Copa do Catar terá novidades e muito luxo, mas está cercada de polêmicas
A festa do futebol chegou ao Oriente Médio. Alvo de críticas e denúncias, Mundial de 2022 será diferente, com peculiaridades que vão da data às distâncias
Causou espanto, em dezembro de 2010, quando o suíço Joseph Blatter, então presidente da Fifa, abriu um envelope com pompa e circunstância para anunciar o Catar como a sede da Copa de 2022. O pequeno emirado do Golfo Pérsico, com 2,8 milhões de habitantes e praticamente nenhuma tradição no futebol, desbancara as candidaturas de Estados Unidos, Austrália, Japão e Coreia do Sul para ganhar o direito de receber o primeiro Mundial em solo árabe. Por razões políticas, econômicas e humanitárias, as contestações foram imediatas e, na esteira dos escândalos de corrupção que derrubaram Blatter e sua turma, perdurou por anos a sensação de que, em algum momento, os planos acabariam frustrados e a Copa se mudaria do Oriente Médio para outro destino. Não foi assim. O sonho do hexa da seleção brasileira terá mesmo Doha e suas adjacências como palco, entre 21 de novembro e 18 de dezembro.
A data escolhida é uma das várias peculiaridades desta Copa. Para poupar os atletas e torcedores dos mais de 40 graus do verão, algo que nem mesmo os ultramodernos aparelhos de ar-condicionado instalados nos estádios seria capaz de minimizar, a Fifa concordou em, pela primeira vez em 22 edições, marcar o evento para o fim do ano, inverno no Catar. Haverá, portanto, um caos ainda maior no calendário do futebol, mas quem na Fifa se importa? A Copa gera fortunas para a entidade (foram cerca de 6 bilhões de dólares de lucro na Rússia, em 2018, e 4,8 bilhões de dólares no Brasil, em 2014) e não haveria de ser diferente na terra governada pelo emir Tamim bin Hamad Al Thani e impulsionada economicamente pela exploração de petróleo.

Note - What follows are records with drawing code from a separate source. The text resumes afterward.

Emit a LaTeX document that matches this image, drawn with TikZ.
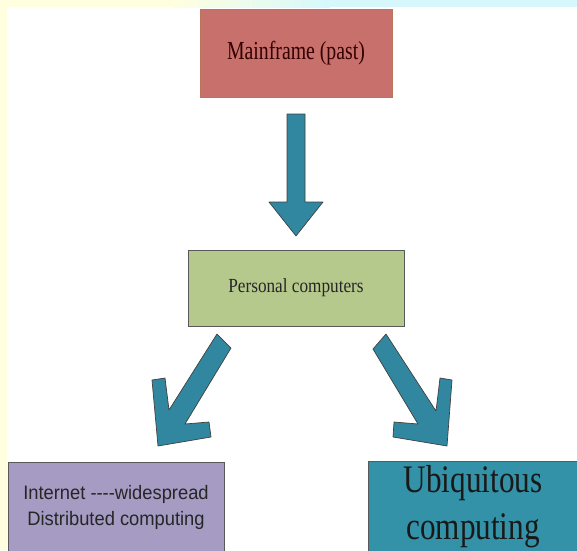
\documentclass[tikz,border=0pt]{standalone}
\usepackage{fontspec}
\setmainfont{Liberation Serif}
\newfontfamily\mainserif[FakeStretch=0.76]{Liberation Serif}
\newfontfamily\pcserif[FakeStretch=0.86]{Liberation Serif}
\newfontfamily\tallserif[FakeStretch=0.8]{Liberation Serif}
\newfontfamily\plainsans[FakeStretch=0.94]{Liberation Sans}
\usetikzlibrary{positioning}
\definecolor{mainred}{HTML}{C8706B}
\definecolor{pcgreen}{HTML}{B6C98D}
\definecolor{netpurple}{HTML}{A59BC3}
\definecolor{ubiteal}{HTML}{3391A8}
\definecolor{arrowteal}{HTML}{31879F}
\definecolor{edgeyellow}{HTML}{FFFFE0}
\definecolor{edgecyan}{HTML}{D6F8FC}
\tikzstyle{box} = [rectangle, text centered, inner sep=0pt, draw=black!65, line width=0.7pt]
\tikzstyle{barrow} = [fill=arrowteal, draw=black!75, line width=0.7pt, line join=round]

\begin{document}
\begin{tikzpicture}[x=1pt,y=-1pt]
			\useasboundingbox (0,0) rectangle (577,550);
			% page edges
			\fill[edgeyellow] (0,0) rectangle (7,550);
			\fill[edgeyellow] (0,0) rectangle (173,7);
			\shade[left color=edgeyellow,right color=edgecyan] (173,0) rectangle (330,7);
			\fill[edgecyan] (330,0) rectangle (577,7);
			% boxes
			\node[box,fill=mainred,draw=mainred!85!olive,minimum width=192pt,minimum height=88pt,text=black!80!red,font={\mainserif\fontsize{26}{30}\selectfont}] (main) at (296,53) {Mainframe (past)};
			\node[box,fill=pcgreen,minimum width=216pt,minimum height=76pt,text=black!85,font={\pcserif\fontsize{20}{24}\selectfont}] (pc) at (296,288) {Personal computers};
			\node[box,fill=netpurple,minimum width=216pt,minimum height=90pt,align=center,text=black!85,font={\plainsans\fontsize{19.5}{26}\selectfont}] (net) at (116,507) {Internet ----widespread\\Distributed computing};
			\node[box,fill=ubiteal,minimum width=210pt,minimum height=91pt,align=center,text=black!90,font={\tallserif\fontsize{39}{47}\selectfont}] (ubi) at (473,506.5) {Ubiquitous\\computing};
			% block arrows
			\draw[barrow] (287,114) -- (305,114) -- (305,202) -- (323,202) -- (296,236) -- (269,202) -- (287,202) -- cycle;
			\draw[barrow] (217,334) -- (231,348) -- (185,424) -- (209,422) -- (211,437) -- (158,446) -- (152,380) -- (165,378) -- (169,410) -- cycle;
			\draw[barrow] (386,334) -- (373,349) -- (418,424) -- (394,422) -- (393,437) -- (447,446) -- (452,380) -- (440,378) -- (436,411) -- cycle;
		\end{tikzpicture}
\end{document}
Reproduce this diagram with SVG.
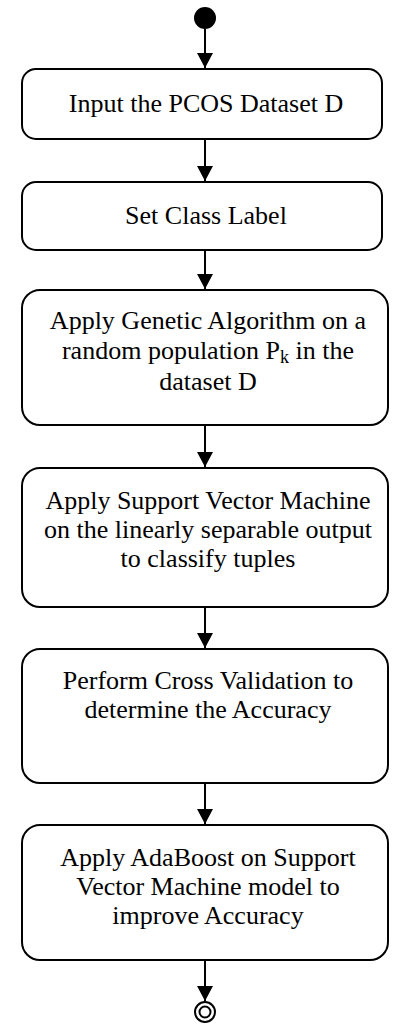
<svg xmlns="http://www.w3.org/2000/svg" width="396" height="1024" viewBox="0 0 396 1024">
<defs>
<marker id="ah" markerWidth="16" markerHeight="16" refX="15" refY="8" orient="auto" markerUnits="userSpaceOnUse">
<path d="M0,0 L15,8 L0,16 Z" fill="#000"/>
</marker>
<style>
.box{fill:#fff;stroke:#000;stroke-width:2}
.t{font-family:"Liberation Serif","Times New Roman",serif;font-size:26px;fill:#000;text-anchor:middle}
.c{stroke:#000;stroke-width:2;fill:none}
</style>
</defs>
<rect width="396" height="1024" fill="#fff"/>
<g id="start"><circle cx="205" cy="18" r="11" fill="#000"/></g>
<g id="connectors">
<line class="c" x1="205" y1="29" x2="205" y2="68" marker-end="url(#ah)"/>
<line class="c" x1="205" y1="139" x2="205" y2="181" marker-end="url(#ah)"/>
<line class="c" x1="205" y1="250" x2="205" y2="289" marker-end="url(#ah)"/>
<line class="c" x1="205" y1="425" x2="205" y2="467" marker-end="url(#ah)"/>
<line class="c" x1="205" y1="607" x2="205" y2="648" marker-end="url(#ah)"/>
<line class="c" x1="205" y1="783" x2="205" y2="824" marker-end="url(#ah)"/>
<line class="c" x1="205" y1="960" x2="205" y2="1001" marker-end="url(#ah)"/>
</g>
<g id="n1"><rect class="box" x="22" y="69" width="360" height="70" rx="14"/>
<text class="t" x="206" y="112">Input the PCOS Dataset D</text></g>
<g id="n2"><rect class="box" x="22" y="182" width="360" height="68" rx="14"/>
<text class="t" x="206" y="224">Set Class Label</text></g>
<g id="n3"><rect class="box" x="22" y="290" width="366" height="135" rx="18"/>
<text class="t" x="208" y="329">Apply Genetic Algorithm on a</text>
<text class="t" x="208" y="359">random population P<tspan font-size="18" dy="4">k</tspan><tspan dy="-4"> in the</tspan></text>
<text class="t" x="208" y="390">dataset D</text></g>
<g id="n4"><rect class="box" x="22" y="468" width="366" height="139" rx="18"/>
<text class="t" x="208" y="509">Apply Support Vector Machine</text>
<text class="t" x="208" y="538">on the linearly separable output</text>
<text class="t" x="208" y="567">to classify tuples</text></g>
<g id="n5"><rect class="box" x="22" y="649" width="366" height="134" rx="18"/>
<text class="t" x="208" y="689">Perform Cross Validation to</text>
<text class="t" x="208" y="718">determine the Accuracy</text></g>
<g id="n6"><rect class="box" x="22" y="825" width="366" height="135" rx="18"/>
<text class="t" x="208" y="866">Apply AdaBoost on Support</text>
<text class="t" x="208" y="895">Vector Machine model to</text>
<text class="t" x="208" y="924">improve Accuracy</text></g>
<g id="end"><circle cx="205" cy="1012" r="10" fill="#fff" stroke="#000" stroke-width="2"/>
<circle cx="205" cy="1012" r="5.5" fill="#fff" stroke="#000" stroke-width="2"/></g>
</svg>
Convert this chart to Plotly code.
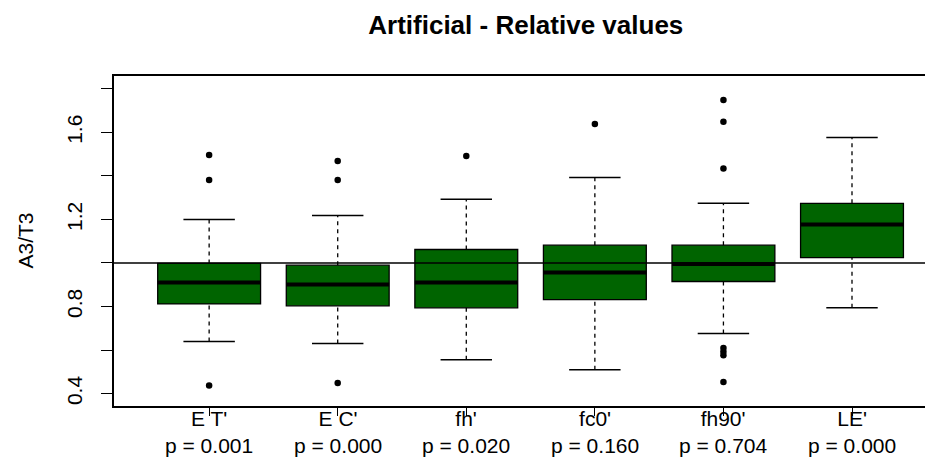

A Copa será um luxo só. Oficialmente, a organização diz ter gasto 6,5 bilhões de dólares na construção de oito estádios e centros de treinamento. Juntando todas as obras de infraestrutura, que incluem a implantação, do zero, de uma cidade para 200 000 habitantes — Lusail, onde antes havia apenas dunas e agora receberá uma final de Copa —, estima-se que o evento custará 200 bilhões de dólares. A nova linha de metrô com 37 estações levará todos os torcedores aos estádios. O modelo compacto da Copa propiciará um fato inédito: será possível assistir a mais de um jogo por dia das arquibancadas.
Até aí, tudo certo, não fosse um tenebroso contexto. O Catar sofre rejeição internacional devido ao histórico de infração dos direitos humanos, especialmente sobre as condições de trabalho de seus mais de 24 000 funcionários. A Anistia Internacional divulgou um relatório acusando a Fifa, seus patrocinadores e as construtoras responsáveis de exploração de imigrantes. Outro problema diz respeito ao fato de a homossexualidade ser um crime previsto por lei no país islâmico. Nasser Al-Khater, presidente do comitê organizador, garantiu que a comunidade LGBTQIA+ será bem-vinda, mas deve se adequar aos costumes locais. “Eles poderão fazer o que qualquer outro ser humano faria. As demonstrações de afeto são desaprovadas e isso se aplica a todos os torcedores”, disse à emissora CNN, sem especificar qual seria o limite para os gestos de amor. “O Catar e seus vizinhos são muito conservadores e pedimos aos visitantes que nos respeitem. Temos certeza de que o farão, assim como respeitamos as diferentes culturas.” Suas declarações eram uma resposta a Josh Cavallo, atleta australiano gay que revelou ter receio de ir ao Catar.
A Copa é importante mecanismo de sportwashing, termo que define o uso do esporte como forma de melhorar a imagem de um país. O mesmo ocorre com o Paris Saint-Germain, clube mediano da França e transformado em potência ao ser adquirido em 2011 pela Qatar Sports Investment, subsidiária do fundo de riqueza soberano do emirado. De certa forma, os gols de Neymar, Messi e Mbappé ajudam a limpar a barra do Catar com o Ocidente. Há quem ouse peitar os poderosos, como os grupos de ativistas com cartazes em eventos da Fifa. Outros são mais assertivos. A seleção da Dinamarca, já classificada para o torneio, anunciou um boicote comercial ao campeonato. A equipe não vai expor nenhum patrocínio e, no lugar, estampará mensagens humanitárias. Até a bola começar a rolar, provavelmente novas polêmicas surgirão. Será mesmo uma Copa diferente.